What you need to do >>
All lines in the records below from the line with "Write a web" through the line with "2011, 2012, 2013];" are to be given again exactly, both ends included; the pictures are to be left out.

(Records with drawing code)
· · · ·

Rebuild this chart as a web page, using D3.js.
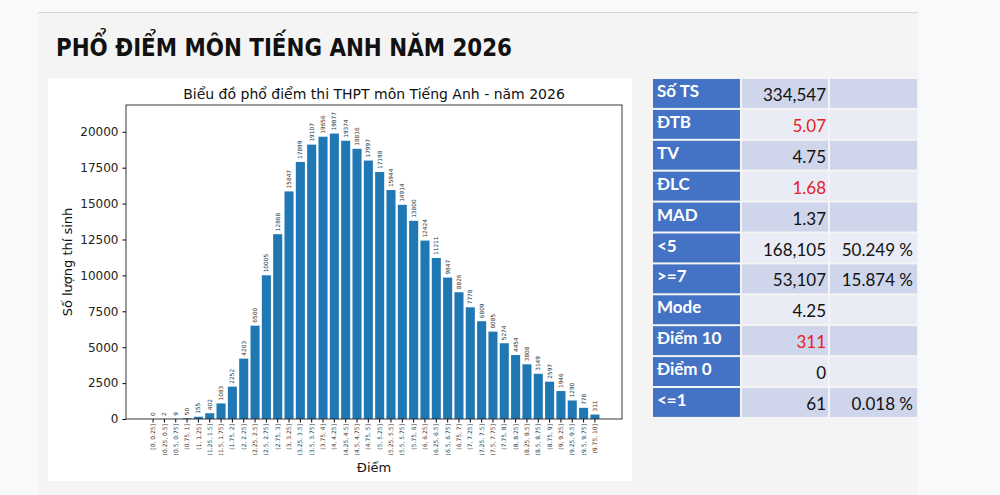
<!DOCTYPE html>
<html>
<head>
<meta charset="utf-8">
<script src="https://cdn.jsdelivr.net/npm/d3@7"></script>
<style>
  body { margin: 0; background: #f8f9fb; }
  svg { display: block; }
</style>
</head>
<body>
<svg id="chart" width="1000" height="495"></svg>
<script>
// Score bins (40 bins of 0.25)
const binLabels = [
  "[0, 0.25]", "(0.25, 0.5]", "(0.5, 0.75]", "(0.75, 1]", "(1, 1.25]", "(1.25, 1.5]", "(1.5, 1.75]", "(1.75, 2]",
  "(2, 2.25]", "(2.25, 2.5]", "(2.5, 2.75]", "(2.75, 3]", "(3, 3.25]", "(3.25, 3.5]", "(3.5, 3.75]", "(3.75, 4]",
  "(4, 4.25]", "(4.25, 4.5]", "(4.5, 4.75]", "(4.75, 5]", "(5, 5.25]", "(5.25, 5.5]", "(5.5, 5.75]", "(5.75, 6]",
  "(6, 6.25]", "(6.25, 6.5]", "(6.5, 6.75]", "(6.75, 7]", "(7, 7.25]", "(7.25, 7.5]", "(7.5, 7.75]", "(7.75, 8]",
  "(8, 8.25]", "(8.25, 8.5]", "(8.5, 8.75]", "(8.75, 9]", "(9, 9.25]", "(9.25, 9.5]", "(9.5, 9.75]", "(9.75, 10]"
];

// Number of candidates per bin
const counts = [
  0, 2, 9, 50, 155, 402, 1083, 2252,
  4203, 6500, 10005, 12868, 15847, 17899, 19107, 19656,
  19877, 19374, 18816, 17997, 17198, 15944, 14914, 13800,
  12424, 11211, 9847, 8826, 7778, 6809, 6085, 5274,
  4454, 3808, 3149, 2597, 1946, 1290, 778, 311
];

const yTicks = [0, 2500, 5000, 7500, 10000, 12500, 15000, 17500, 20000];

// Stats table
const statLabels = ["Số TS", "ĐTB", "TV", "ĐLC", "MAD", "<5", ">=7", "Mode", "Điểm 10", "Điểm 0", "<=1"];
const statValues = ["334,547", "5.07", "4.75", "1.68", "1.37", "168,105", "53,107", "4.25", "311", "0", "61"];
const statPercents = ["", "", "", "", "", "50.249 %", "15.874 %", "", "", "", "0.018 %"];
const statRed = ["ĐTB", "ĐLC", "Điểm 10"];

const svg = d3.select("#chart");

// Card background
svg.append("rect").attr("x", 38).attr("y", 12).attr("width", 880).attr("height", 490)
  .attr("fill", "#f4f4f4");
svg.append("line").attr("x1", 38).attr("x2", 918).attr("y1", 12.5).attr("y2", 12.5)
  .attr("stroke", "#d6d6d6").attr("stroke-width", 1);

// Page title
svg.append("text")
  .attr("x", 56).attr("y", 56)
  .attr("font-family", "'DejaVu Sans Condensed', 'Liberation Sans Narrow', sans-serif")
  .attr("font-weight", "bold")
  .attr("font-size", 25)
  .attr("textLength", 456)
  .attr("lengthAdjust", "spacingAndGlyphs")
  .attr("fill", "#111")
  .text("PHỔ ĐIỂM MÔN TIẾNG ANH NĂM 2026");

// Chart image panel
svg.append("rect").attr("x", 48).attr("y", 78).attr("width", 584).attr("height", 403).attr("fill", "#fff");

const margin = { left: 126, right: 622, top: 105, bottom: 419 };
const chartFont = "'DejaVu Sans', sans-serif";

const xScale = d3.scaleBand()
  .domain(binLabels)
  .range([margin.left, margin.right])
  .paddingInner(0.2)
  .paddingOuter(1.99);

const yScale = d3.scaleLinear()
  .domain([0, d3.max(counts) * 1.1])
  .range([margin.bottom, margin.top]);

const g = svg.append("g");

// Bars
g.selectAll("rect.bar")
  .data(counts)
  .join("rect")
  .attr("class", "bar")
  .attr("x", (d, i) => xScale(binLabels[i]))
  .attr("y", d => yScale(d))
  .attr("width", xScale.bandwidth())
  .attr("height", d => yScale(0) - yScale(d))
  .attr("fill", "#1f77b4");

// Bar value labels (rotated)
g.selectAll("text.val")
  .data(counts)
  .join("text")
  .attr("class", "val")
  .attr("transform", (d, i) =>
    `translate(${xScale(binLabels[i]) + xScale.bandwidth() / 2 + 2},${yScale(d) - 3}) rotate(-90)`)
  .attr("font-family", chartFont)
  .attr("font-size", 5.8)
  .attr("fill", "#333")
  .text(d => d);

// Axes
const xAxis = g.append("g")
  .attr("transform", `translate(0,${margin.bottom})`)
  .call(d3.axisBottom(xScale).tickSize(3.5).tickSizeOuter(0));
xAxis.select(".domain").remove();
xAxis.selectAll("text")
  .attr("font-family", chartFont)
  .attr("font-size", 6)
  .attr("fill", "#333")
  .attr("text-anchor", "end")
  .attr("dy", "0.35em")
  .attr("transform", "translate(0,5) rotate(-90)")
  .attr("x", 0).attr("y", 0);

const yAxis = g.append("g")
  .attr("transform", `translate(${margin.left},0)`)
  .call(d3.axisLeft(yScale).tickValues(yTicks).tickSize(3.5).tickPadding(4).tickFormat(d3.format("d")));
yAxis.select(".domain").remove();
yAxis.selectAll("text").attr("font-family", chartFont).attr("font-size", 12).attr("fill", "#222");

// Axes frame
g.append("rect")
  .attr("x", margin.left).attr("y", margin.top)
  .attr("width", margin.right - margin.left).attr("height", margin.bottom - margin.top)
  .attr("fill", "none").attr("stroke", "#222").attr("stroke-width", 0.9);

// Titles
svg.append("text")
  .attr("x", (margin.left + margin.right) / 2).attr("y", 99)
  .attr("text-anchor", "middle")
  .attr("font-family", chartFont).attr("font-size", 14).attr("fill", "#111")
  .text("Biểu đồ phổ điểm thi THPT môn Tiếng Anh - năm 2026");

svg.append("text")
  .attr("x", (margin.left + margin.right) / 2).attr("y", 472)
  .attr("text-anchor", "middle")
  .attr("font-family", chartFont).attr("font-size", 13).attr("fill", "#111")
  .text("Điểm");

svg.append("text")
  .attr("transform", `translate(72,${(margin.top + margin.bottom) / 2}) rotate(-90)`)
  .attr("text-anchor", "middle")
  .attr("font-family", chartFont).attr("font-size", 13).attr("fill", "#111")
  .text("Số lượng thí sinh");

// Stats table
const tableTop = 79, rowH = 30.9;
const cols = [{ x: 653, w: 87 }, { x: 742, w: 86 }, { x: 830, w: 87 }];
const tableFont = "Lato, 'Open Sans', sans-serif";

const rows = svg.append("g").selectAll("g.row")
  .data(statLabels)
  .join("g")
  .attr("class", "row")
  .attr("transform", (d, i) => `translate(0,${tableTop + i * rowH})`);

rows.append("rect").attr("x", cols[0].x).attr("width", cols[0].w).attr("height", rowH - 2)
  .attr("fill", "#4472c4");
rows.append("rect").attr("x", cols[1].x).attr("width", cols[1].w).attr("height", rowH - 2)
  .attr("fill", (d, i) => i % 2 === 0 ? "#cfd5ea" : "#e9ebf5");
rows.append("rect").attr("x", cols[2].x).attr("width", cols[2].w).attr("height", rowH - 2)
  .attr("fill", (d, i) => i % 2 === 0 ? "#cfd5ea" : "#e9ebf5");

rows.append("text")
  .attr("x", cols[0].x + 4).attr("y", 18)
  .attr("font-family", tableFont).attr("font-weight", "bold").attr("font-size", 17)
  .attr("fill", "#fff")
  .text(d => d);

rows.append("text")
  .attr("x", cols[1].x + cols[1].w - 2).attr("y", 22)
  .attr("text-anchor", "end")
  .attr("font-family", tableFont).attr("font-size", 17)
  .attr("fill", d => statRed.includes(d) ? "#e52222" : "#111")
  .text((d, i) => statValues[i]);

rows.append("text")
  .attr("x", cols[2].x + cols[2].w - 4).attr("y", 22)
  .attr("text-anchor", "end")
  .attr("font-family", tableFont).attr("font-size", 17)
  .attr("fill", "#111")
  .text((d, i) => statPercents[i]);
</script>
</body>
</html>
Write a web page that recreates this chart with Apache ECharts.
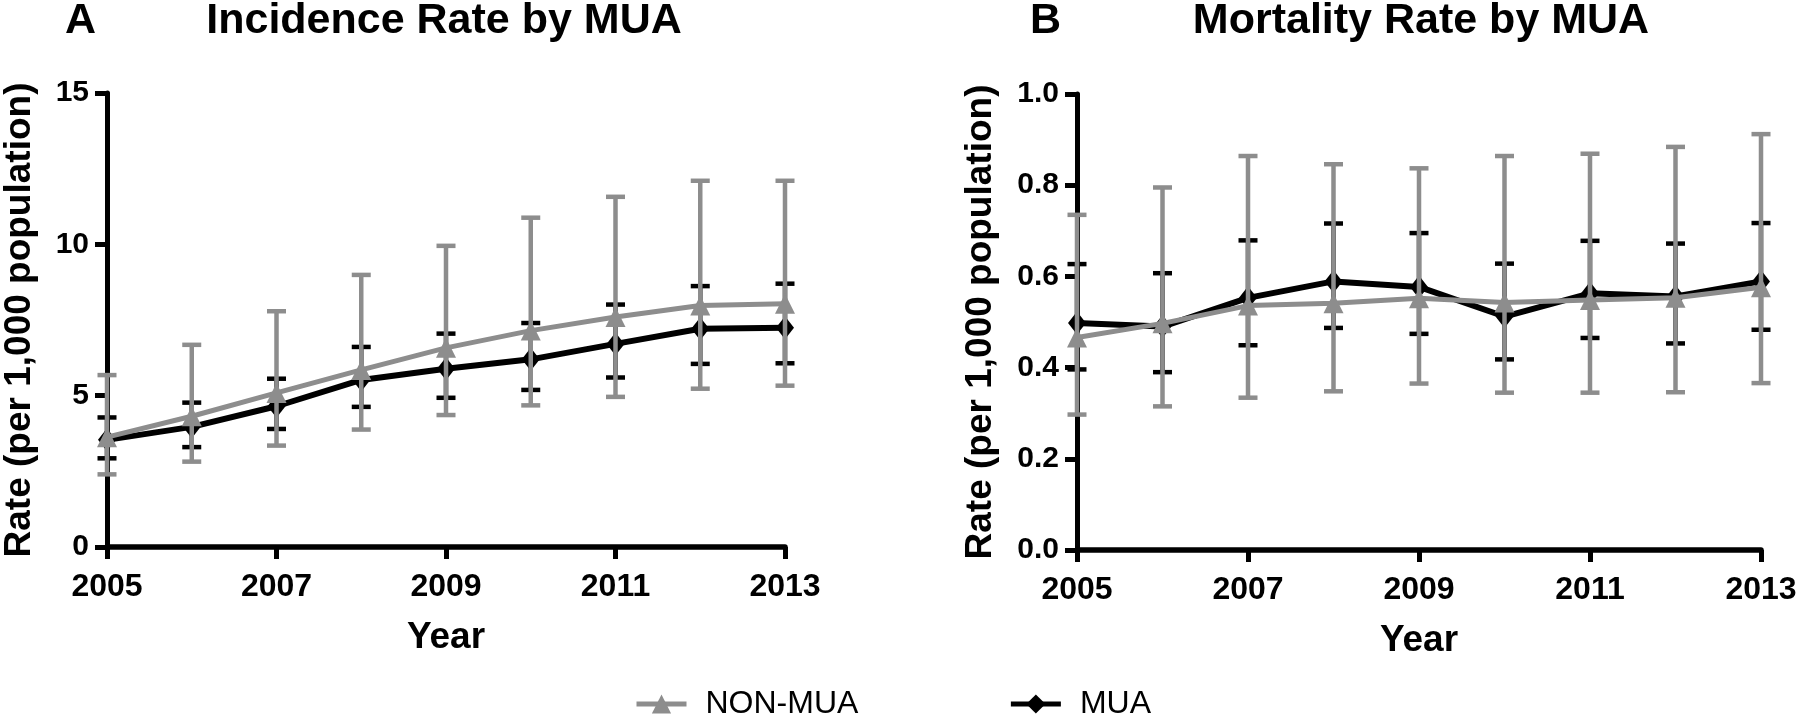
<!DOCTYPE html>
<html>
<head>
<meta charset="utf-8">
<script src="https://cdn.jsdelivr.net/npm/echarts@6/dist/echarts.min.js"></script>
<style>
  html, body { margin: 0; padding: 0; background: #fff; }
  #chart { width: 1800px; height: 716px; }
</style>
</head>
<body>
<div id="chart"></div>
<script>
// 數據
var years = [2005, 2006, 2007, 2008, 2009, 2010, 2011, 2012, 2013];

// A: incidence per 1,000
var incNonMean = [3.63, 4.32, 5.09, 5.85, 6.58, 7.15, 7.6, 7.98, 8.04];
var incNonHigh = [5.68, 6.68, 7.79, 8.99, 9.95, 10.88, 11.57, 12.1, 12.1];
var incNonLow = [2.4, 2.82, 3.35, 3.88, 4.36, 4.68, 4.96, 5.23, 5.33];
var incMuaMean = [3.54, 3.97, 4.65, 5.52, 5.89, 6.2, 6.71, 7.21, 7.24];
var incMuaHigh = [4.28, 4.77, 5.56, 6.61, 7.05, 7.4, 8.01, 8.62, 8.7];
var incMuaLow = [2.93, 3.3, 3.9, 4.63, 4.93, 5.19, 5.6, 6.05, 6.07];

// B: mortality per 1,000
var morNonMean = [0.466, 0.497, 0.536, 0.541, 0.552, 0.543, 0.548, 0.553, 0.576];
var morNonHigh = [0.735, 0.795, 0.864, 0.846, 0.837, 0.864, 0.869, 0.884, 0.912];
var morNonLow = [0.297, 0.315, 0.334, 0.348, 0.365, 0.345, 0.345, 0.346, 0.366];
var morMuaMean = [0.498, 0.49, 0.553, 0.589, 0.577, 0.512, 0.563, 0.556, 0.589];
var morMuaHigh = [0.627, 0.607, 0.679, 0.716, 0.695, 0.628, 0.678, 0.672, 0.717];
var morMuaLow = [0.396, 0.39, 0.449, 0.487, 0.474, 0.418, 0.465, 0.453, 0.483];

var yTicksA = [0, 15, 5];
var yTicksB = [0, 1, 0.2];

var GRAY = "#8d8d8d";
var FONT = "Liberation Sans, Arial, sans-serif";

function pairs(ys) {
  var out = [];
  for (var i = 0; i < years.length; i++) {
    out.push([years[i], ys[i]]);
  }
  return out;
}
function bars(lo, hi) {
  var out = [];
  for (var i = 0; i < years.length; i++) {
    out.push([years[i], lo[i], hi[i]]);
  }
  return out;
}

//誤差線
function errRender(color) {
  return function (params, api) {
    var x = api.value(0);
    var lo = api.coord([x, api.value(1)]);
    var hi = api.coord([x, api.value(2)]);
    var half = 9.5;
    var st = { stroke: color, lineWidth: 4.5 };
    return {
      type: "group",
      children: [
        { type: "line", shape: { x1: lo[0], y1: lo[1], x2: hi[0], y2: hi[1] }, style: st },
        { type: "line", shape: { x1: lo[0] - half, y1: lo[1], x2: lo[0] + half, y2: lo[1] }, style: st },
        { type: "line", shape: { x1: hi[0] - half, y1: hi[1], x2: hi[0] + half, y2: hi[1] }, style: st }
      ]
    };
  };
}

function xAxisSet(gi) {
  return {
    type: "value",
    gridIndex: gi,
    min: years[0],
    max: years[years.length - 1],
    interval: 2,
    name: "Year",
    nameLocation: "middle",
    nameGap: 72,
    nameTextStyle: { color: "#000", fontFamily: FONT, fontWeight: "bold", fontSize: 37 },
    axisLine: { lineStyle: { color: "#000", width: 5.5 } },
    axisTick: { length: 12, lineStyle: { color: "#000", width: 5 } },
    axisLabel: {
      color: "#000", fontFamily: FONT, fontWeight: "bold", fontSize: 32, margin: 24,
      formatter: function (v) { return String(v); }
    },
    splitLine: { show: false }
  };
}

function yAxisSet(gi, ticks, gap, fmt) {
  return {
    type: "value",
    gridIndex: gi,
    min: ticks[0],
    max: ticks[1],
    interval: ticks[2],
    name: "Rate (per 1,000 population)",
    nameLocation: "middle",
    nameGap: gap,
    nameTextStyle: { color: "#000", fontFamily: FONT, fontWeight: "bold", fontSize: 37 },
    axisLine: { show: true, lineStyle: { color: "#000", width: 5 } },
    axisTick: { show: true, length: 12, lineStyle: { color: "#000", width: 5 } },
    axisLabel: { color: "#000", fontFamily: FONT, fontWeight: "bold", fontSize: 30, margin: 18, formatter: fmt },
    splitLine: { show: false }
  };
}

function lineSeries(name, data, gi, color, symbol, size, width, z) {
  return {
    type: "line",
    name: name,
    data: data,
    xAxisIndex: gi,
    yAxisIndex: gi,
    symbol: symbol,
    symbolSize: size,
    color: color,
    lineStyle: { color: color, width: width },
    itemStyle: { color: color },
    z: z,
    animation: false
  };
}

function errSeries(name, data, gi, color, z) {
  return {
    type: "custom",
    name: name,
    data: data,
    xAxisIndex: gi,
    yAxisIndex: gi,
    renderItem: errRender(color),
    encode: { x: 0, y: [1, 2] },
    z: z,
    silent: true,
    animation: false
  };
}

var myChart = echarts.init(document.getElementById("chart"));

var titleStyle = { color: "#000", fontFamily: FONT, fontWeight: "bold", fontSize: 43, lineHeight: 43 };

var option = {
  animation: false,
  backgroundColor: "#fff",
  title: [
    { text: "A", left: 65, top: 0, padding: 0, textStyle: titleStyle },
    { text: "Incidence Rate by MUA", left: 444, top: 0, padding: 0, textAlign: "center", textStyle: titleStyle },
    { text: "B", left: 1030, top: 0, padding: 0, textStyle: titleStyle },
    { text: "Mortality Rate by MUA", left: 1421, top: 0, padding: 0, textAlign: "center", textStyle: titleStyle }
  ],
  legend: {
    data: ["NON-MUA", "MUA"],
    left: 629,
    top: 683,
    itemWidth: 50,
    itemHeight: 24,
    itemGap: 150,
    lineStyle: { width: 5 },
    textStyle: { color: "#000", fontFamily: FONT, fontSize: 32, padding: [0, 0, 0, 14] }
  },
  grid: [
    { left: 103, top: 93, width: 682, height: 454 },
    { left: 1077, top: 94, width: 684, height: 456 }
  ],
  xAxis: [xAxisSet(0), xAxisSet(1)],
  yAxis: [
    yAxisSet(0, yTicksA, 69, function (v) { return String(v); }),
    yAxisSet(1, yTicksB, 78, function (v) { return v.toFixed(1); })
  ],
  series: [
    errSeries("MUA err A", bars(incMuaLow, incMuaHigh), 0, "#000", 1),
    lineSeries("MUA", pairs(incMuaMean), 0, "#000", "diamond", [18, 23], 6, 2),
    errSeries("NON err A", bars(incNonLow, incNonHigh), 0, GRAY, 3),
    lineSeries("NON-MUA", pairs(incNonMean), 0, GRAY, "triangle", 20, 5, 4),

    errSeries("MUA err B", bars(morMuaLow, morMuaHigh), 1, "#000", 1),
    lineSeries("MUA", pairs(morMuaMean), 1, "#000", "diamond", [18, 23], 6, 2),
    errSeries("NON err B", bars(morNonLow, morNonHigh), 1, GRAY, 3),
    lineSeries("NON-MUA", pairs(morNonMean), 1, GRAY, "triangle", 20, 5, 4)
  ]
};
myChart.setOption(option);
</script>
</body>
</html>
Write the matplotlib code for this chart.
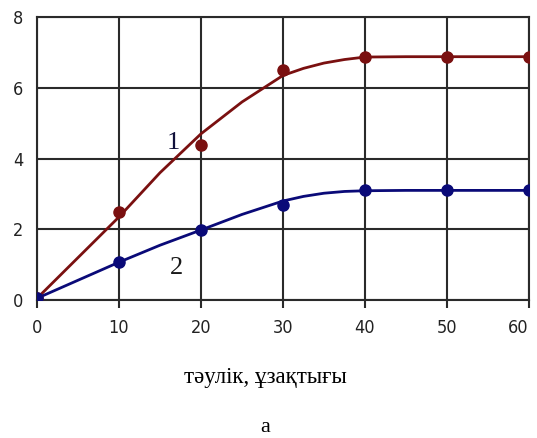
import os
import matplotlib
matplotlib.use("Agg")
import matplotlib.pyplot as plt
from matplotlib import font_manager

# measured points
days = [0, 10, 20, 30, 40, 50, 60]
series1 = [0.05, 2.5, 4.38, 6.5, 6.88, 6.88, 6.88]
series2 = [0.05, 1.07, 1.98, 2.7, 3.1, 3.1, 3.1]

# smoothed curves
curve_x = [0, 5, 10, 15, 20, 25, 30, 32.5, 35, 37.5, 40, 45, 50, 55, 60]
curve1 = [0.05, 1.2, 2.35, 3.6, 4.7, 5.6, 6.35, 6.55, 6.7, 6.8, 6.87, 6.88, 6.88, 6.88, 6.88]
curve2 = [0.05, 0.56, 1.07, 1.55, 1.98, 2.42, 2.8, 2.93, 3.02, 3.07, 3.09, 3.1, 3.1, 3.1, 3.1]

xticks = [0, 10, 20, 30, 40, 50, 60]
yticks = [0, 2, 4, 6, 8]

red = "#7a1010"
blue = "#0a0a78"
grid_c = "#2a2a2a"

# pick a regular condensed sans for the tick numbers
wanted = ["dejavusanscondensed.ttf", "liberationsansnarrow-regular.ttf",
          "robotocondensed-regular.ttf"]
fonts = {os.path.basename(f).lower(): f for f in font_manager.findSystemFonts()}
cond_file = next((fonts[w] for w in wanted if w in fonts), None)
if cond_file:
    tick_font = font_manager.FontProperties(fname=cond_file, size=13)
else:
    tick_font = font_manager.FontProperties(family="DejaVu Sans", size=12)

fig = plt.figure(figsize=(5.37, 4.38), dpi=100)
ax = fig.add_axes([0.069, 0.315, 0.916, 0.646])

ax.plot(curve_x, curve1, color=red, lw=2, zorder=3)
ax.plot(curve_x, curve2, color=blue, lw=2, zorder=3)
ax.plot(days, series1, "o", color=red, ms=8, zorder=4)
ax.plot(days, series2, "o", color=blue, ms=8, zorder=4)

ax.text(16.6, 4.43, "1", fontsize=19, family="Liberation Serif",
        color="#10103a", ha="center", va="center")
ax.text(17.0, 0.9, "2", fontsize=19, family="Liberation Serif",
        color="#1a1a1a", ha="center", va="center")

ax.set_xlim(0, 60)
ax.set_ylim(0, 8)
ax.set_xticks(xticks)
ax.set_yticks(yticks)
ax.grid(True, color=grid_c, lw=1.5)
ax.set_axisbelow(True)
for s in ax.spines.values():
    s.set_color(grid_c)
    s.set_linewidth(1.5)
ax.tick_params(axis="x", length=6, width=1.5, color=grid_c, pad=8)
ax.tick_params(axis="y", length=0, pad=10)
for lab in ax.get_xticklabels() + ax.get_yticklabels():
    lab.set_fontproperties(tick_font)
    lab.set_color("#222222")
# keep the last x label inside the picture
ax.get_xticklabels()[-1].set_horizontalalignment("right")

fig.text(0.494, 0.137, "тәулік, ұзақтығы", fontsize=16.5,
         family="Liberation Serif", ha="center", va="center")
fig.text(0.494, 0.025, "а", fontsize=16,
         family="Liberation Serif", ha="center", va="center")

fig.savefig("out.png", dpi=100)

· · · ·

The answer >>
Write a web page that recreates this chart with Apache ECharts.
<!DOCTYPE html>
<html>
<head>
<meta charset="utf-8">
<script src="https://cdn.jsdelivr.net/npm/echarts@6/dist/echarts.min.js"></script>
<style>
  html, body { margin: 0; padding: 0; background: #fff; }
  #chart { width: 1800px; height: 716px; }
</style>
</head>
<body>
<div id="chart"></div>
<script>
// 數據
var years = [2005, 2006, 2007, 2008, 2009, 2010, 2011, 2012, 2013];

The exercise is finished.